The Summer Reading Program at Cooleemee was a tremendous success! We achieved the initial goals 1) to increase student achievement in this academically-challenged school; and 2) to provide a successful working model that could be implemented throughout the other Davie County elementary schools.

But challenges remained, exacerbated by the continued economic downturn of the area. They are reflected in the increasing populations of Cooleemee at-risk students:

  • Of the 452 students enrolled during 2010-2011, 83% (382 students) were Economically Disadvantaged;
  • An average of 185 students received Book Bags for Hope weekly;
  • Of the 22.8% Hispanic population (105 students) in the school, 13.2% (61 students) were served in the English Language Learners’ program because of a language barrier to their learning.
  • A comparable number, 13.4% (62 students) were served in the Exceptional Children’s program because of learning difficulties.

FINAL RESULTS

Summer Reading Program

  1. Successmaker, Waterford and other researched based intervention such as Hill RAP or Hill Strategies have been used.
  2. Bus transportation for students enabled them to access the Child Nutrition Program of free breakfast and lunch before and after reading instruction.
  3. Data generated through assessments given throughout the year has been maintained to track progress. The focus of instruction continues to be for students at-risk in reading, primarily to help them improve comprehension skills. Students’ gains carry over into the regular year from the summer program.
  4. We have documented a number of success stories of students connecting in the small groups to produce a more positive, productive attitude carrying over throughout the year. We have also tracked steady gains with many students who have continued to attend the summer camps.
  5. For the first two summers, a pre-kindergarten camp has been included during the last 8-9 days of SOAR. This has proven to be very beneficial in preparing those identified as most at-risk to transition more successfully academically and socially into kindergarten, narrowing the gap with those who are more prepared.

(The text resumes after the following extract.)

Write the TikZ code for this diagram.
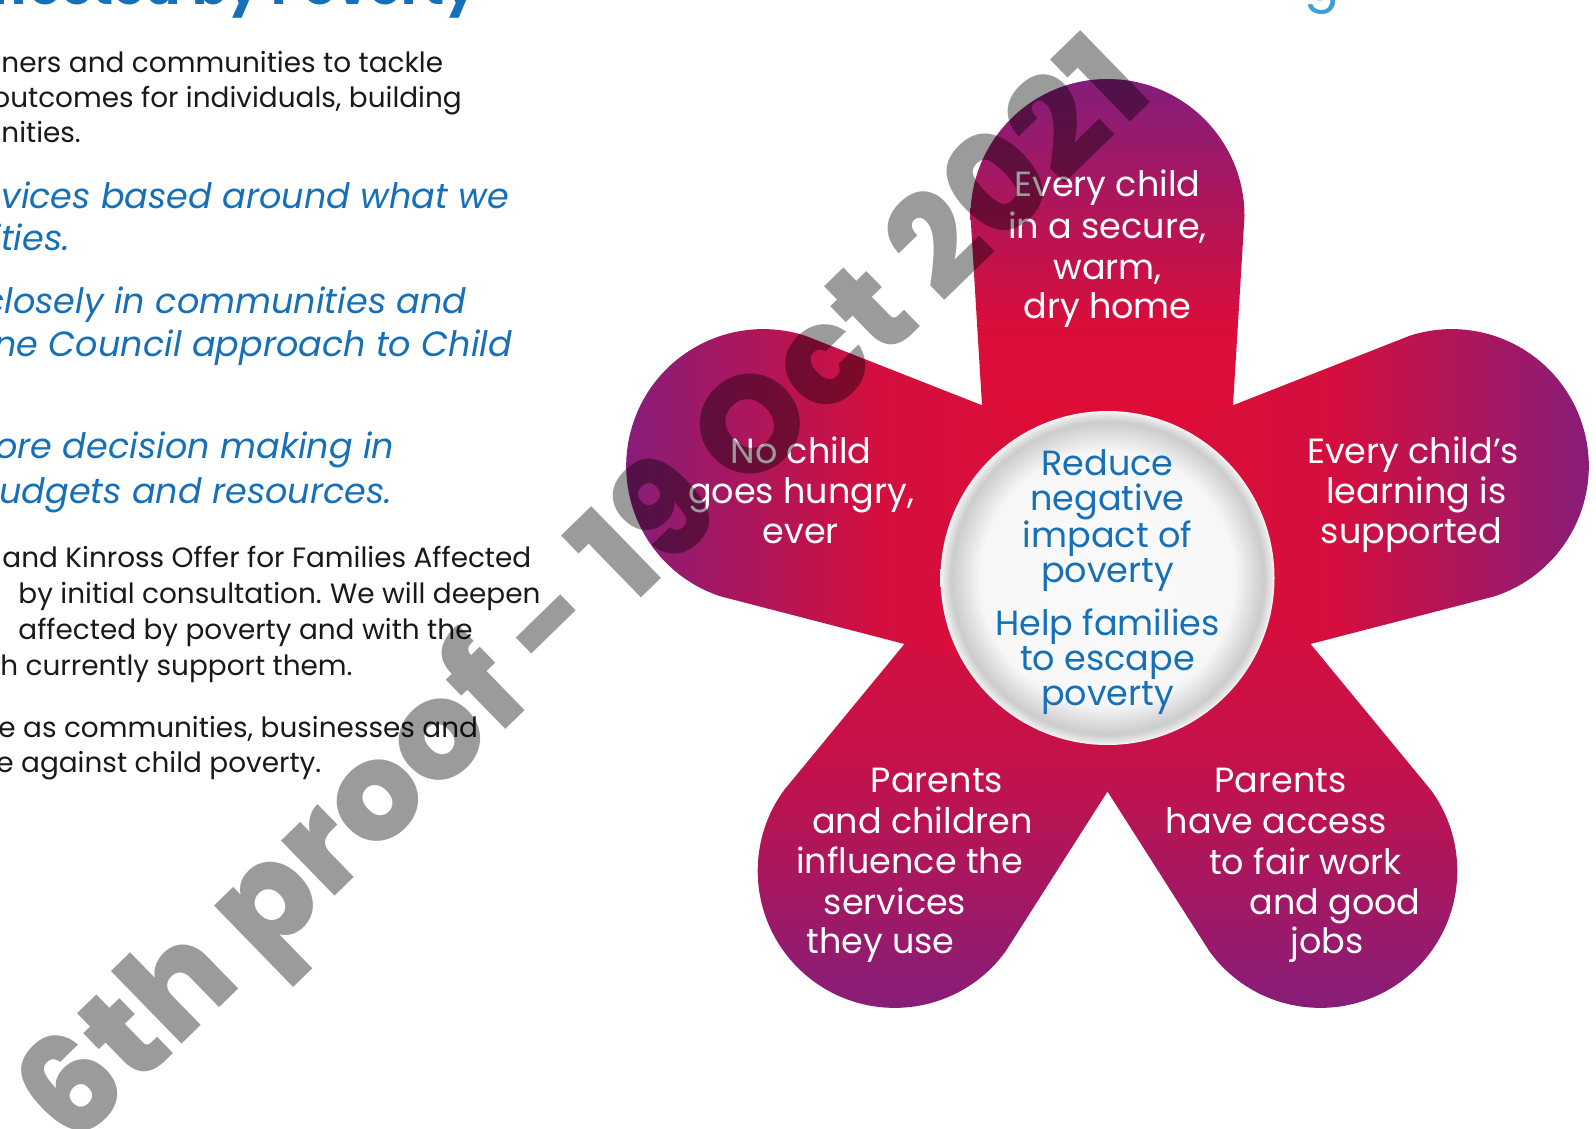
\documentclass[tikz,border=0pt]{standalone}
\usepackage{fontspec}
\setmainfont{Poppins}
\IfFontExistsTF{Poppins ExtraBold}{\newfontfamily\wmfont{Poppins ExtraBold}\def\wmbold{}}{\newfontfamily\wmfont{Poppins}\def\wmbold{\bfseries}}
\usetikzlibrary{calc}
\definecolor{pur}{RGB}{130,30,124}
\definecolor{rd}{RGB}{226,12,52}
\definecolor{cblue}{RGB}{22,112,183}
\definecolor{wmgray}{RGB}{155,155,155}
\definecolor{ink}{RGB}{25,25,25}
\definecolor{lblue}{RGB}{60,160,215}
\pgfdeclareradialshading{button}{\pgfpoint{0bp}{0bp}}{color(0bp)=(white!98!black); color(19bp)=(white!97!black); color(23.4bp)=(white!80!black); color(24.5bp)=(white!90!black); color(25bp)=(white!97!black); color(50bp)=(white)}
\begin{document}
\begin{tikzpicture}[x=0.5pt,y=-0.5pt,
  petaltext/.style={text=white, font=\fontsize{17.5}{20}\selectfont, anchor=base, inner sep=0pt},
  hubtext/.style={text=cblue, font=\fontsize{17.5}{20}\selectfont, anchor=base, inner sep=0pt},
  bodytext/.style={text=ink, font=\fontsize{13.95}{17}\selectfont, anchor=base west, inner sep=0pt},
  bluetext/.style={text=cblue, font=\fontsize{17.5}{21}\selectfont\itshape, anchor=base west, inner sep=0pt},
  petalshade/.style={top color=pur, bottom color=rd, middle color=#1}
]
\useasboundingbox (0,0) rectangle (1596,1129);
\clip (0,0) rectangle (1596,1129);
\fill[white] (0,0) rectangle (1596,1129);
\coordinate (C) at (1107.5,578);
% petals: angle / shading angle / middle colour
\foreach \a/\s/\m in {-90/0/rd!92!pur, -18/-90/rd!85!pur, 54/180/rd!68!pur, 126/180/rd!68!pur, 198/90/rd!85!pur}{
  \shade[petalshade=\m, shading angle=\s] ($(C)+(\a+90:115)$) -- ($(C)+(\a:362)+(\a+90:137)$)
    arc[start angle=\a+90, end angle=\a-90, radius=137] -- ($(C)+(\a-90:115)$) -- cycle;
}
% hub
\shade[shading=button] (C) circle[radius=167];
% hub text
\node[hubtext] (h1) at (1107.5,475) {Reduce};
\node[hubtext] (h2) at (1107.5,510) {negative};
\node[hubtext] (h3) at (1107.5,547) {impact of};
\node[hubtext] (h4) at (1107.5,582) {poverty};
\node[hubtext] (h5) at (1107.5,635) {Help families};
\node[hubtext] (h6) at (1107.5,670) {to escape};
\node[hubtext] (h7) at (1107.5,705) {poverty};
% petal texts
\node[petaltext] (t1) at (1107.5,197) {Every child};
\node[petaltext] (t2) at (1107.5,238) {in a secure,};
\node[petaltext] (t3) at (1107.5,279) {warm,};
\node[petaltext] (t4) at (1107.5,318) {dry home};
\node[petaltext] (l1) at (801,463) {No child};
\node[petaltext] (l2) at (801,503) {goes hungry,};
\node[petaltext] (l3) at (801,543) {ever};
\node[petaltext] (r1) at (1413,463) {Every child’s};
\node[petaltext] (r2) at (1416.5,503) {learning is};
\node[petaltext] (r3) at (1411.5,543) {supported};
\node[petaltext] (bl1) at (937,792) {Parents};
\node[petaltext] (bl2) at (922.5,833) {and children};
\node[petaltext] (bl3) at (909.5,873) {influence the};
\node[petaltext] (bl4) at (895,914) {services};
\node[petaltext] (bl5) at (880.5,953) {they use};
\node[petaltext] (br1) at (1280.5,792) {Parents};
\node[petaltext] (br2) at (1276.5,833) {have access};
\node[petaltext] (br3) at (1305.5,874) {to fair work};
\node[petaltext] (br4) at (1335,914) {and good};
\node[petaltext] (br5) at (1327,953) {jobs};
% left column text
\node[text=cblue, font=\fontsize{26}{30}\selectfont\bfseries, anchor=base east, inner sep=0pt] (title) at (478,5) {Affected by Poverty};
\node[text=lblue, font=\fontsize{26}{30}\selectfont, anchor=base, inner sep=0pt] (frag) at (1322,1) {g};
\node[bodytext] (p1) at (1,73) {ners and communities to tackle};
\node[bodytext] (p2) at (-8,108) {outcomes for individuals, building};
\node[bodytext] (p3) at (1,142) {nities.};
\node[bluetext] (q1) at (1,208) {vices based around what we};
\node[bluetext] (q2) at (-8,250) {ities.};
\node[bluetext] (q3) at (-17,313) {closely in communities and};
\node[bluetext] (q4) at (-6,356) {ne Council approach to Child};
\node[bluetext] (q5) at (-5,458) {ore decision making in};
\node[bluetext] (q6) at (-1,503) {udgets and resources.};
\node[bodytext] (s1) at (2,567) {and Kinross Offer for Families Affected};
\node[bodytext] (s2) at (18,603) {by initial consultation.\hspace{0.3em}We will deepen};
\node[bodytext] (s3) at (18,639) {affected by poverty and with the};
\node[bodytext] (s4) at (0,675) {h currently support them.};
\node[bodytext] (s5) at (-2,737) {e as communities, businesses and};
\node[bodytext] (s6) at (-4,772) {e against child poverty.};
% watermark
\begin{scope}[blend mode=multiply]
\node[text=wmgray, font=\wmfont\wmbold\fontsize{68.5}{72}\selectfont, rotate=44.2, inner sep=0pt] (wm) at (590,598) {6th proof - 19 Oct 2021};
\end{scope}
\end{tikzpicture}
\end{document}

Successmaker Computerized Program and Lab

  1. The Successmaker lab has had a tremendous impact on student learning in the school over the first two years. Benchmarks were raised during the second year, and minimum proficiency level to advance increased from 65% to 80%. The grade-level proficiency benchmark was raised to the next grade level instead of the average required to score proficient on the End-of-Grade tests.
  2. Teachers have become more attentive to data generated by Successmaker reports and how it can improve classroom instruction through literacy centers and individualized instruction.
  3. The program’s evolving effectiveness and efficiency has captured the interest of others. The school was asked to conduct a workshop for the other five elementary schools in the county focusing on the use of reports available, the additional options that had been developed, and classroom applications. Cooleemee Elementary was also asked to present its system at the North Carolina Title I Conference during the second year.
  4. Data provided by the Cumulative Gains Reports continues to indicate students are making progress at and above expected rates.

Waterford Computerized Program and Lab

  1. Scheduling for kindergarten and first grade improved in the first year, providing small-group instruction in the classrooms and researched-based instruction in the lab.
  2. Teachers wanted access to the media center stations for additional sessions to support students outside the scheduled groups who were significantly below grade level.
  3. Reports from Waterford matched indicators from the classroom and provided information that supported classroom instruction as well as parents’ awareness of their children’s progress.